— BEGIN THE DATA —
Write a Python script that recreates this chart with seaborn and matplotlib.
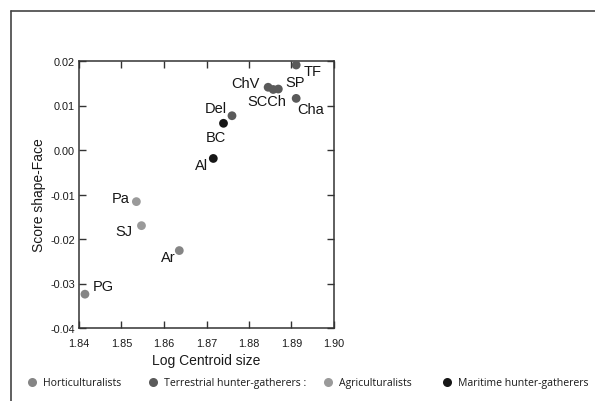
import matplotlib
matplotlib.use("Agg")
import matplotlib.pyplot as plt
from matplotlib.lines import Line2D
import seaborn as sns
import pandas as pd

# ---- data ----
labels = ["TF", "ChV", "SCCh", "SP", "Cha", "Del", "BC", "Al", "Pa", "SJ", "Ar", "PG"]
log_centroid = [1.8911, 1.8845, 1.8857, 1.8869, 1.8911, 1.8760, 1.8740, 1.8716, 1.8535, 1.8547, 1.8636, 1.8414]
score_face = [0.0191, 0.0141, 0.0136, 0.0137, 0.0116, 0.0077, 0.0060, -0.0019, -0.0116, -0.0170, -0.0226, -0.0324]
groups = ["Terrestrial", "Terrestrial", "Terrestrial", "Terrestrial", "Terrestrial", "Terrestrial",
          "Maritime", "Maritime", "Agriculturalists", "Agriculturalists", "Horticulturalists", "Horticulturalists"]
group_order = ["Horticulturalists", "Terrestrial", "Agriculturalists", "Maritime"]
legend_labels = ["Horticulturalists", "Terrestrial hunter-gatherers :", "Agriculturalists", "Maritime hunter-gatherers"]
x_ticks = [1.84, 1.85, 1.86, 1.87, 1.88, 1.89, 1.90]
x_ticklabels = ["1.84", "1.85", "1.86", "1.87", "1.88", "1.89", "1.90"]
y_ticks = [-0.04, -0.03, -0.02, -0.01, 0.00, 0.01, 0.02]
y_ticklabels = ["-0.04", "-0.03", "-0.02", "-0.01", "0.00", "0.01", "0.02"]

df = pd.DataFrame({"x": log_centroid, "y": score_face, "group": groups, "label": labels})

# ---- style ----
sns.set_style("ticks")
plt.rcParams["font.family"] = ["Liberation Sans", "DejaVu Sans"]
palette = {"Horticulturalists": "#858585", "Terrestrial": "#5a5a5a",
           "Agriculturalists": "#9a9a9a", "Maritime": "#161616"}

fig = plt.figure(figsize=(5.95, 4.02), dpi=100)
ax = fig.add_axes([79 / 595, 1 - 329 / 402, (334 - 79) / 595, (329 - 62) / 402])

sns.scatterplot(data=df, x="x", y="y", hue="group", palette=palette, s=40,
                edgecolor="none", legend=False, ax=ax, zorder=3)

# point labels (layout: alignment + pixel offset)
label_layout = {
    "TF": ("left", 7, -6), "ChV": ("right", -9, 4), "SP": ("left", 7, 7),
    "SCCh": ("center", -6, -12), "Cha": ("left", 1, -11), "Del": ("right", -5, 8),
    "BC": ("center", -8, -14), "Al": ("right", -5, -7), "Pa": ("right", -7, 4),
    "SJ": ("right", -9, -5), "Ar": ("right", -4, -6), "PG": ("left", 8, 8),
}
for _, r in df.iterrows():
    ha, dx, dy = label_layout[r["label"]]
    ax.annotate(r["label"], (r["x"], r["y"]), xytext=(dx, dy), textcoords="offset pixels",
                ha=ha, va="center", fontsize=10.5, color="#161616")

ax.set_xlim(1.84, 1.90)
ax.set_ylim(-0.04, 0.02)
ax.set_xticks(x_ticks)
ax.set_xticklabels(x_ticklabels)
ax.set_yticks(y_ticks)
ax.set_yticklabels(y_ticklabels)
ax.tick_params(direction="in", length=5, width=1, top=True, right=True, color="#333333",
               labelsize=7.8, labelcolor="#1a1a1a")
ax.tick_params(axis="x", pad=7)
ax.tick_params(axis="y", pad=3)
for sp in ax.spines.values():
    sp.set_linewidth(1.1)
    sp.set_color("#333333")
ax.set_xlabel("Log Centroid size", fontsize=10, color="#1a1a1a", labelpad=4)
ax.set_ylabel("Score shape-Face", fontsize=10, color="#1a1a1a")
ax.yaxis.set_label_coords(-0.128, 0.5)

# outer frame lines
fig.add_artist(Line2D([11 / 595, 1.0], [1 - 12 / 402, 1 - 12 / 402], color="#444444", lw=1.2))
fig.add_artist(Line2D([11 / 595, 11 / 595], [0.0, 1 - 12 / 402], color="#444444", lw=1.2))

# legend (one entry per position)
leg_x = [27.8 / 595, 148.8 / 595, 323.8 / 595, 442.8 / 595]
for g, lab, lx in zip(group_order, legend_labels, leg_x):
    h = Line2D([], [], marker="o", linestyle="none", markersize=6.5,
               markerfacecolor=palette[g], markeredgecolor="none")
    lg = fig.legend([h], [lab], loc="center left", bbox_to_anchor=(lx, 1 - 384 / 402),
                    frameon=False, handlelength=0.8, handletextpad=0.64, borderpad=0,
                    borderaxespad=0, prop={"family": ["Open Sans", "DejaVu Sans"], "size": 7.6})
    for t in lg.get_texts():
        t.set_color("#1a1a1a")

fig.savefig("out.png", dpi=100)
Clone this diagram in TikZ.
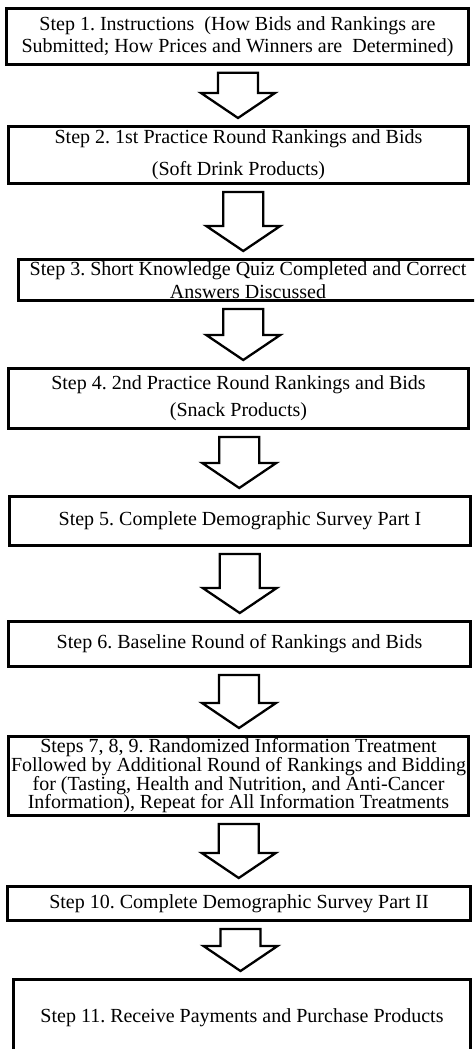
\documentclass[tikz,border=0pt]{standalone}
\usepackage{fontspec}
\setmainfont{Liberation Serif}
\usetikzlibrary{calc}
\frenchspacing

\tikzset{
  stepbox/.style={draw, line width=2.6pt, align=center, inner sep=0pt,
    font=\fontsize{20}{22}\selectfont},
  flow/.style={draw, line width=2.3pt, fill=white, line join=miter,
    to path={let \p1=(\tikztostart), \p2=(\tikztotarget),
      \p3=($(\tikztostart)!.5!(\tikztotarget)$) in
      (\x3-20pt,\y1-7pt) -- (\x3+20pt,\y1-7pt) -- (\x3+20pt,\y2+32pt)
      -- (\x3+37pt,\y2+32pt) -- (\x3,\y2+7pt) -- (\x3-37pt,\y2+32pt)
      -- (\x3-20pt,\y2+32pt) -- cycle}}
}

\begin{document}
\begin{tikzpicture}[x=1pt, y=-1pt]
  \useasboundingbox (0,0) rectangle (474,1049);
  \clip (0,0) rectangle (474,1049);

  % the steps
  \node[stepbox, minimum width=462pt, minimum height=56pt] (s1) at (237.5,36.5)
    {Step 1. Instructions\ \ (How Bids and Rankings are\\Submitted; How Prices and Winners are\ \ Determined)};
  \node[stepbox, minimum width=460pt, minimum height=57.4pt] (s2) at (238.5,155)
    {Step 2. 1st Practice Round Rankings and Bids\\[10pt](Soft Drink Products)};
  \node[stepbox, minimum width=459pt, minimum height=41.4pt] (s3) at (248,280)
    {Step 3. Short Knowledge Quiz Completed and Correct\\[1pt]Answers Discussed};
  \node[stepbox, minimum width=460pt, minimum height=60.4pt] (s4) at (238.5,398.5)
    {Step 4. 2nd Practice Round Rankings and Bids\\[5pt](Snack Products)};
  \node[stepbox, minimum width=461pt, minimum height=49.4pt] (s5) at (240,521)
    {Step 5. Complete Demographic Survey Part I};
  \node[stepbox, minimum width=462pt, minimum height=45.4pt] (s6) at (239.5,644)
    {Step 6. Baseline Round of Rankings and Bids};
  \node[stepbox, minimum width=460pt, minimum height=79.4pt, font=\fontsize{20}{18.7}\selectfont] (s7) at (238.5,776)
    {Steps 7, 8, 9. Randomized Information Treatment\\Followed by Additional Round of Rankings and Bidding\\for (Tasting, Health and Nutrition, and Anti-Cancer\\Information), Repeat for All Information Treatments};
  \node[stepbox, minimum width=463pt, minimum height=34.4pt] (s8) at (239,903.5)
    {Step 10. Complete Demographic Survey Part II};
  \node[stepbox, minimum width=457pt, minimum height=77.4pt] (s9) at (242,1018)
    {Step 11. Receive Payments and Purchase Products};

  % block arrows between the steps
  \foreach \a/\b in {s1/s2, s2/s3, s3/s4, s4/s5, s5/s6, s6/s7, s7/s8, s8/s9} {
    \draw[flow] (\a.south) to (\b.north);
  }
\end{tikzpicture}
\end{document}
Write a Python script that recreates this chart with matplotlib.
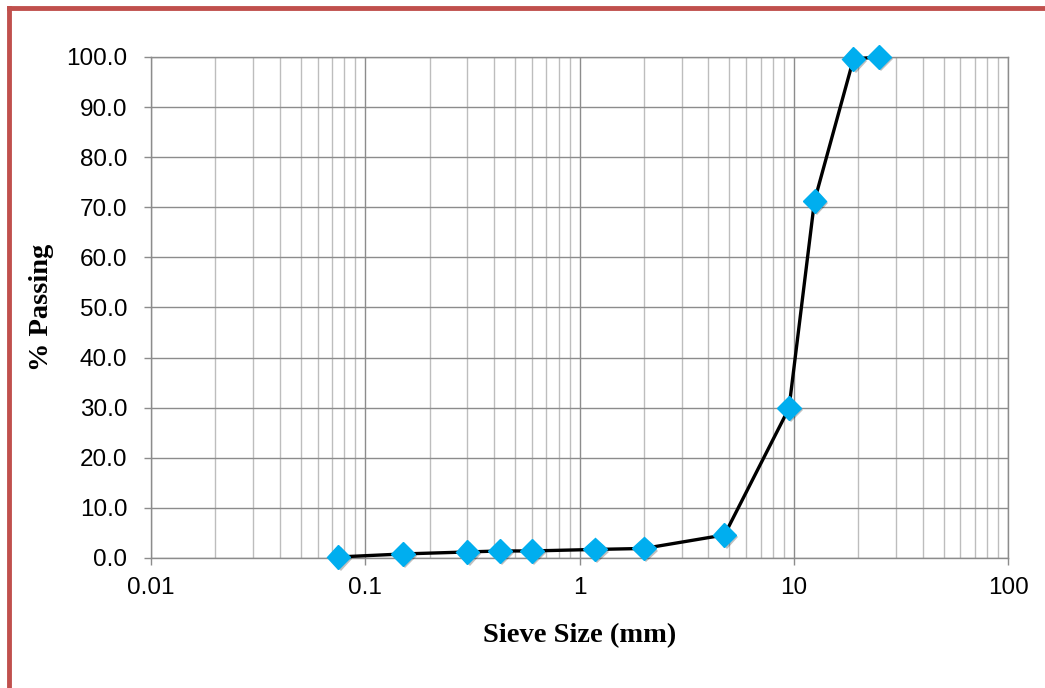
— END THE DATA —
• _SET EXERCISE_: Pick out lines containing the word "this", each one as written.

• _COMPLETED EXERCISE_:
Write a Python script that recreates this chart with seaborn and matplotlib.
Clone this diagram in TikZ.
Write a Python script that recreates this chart with matplotlib.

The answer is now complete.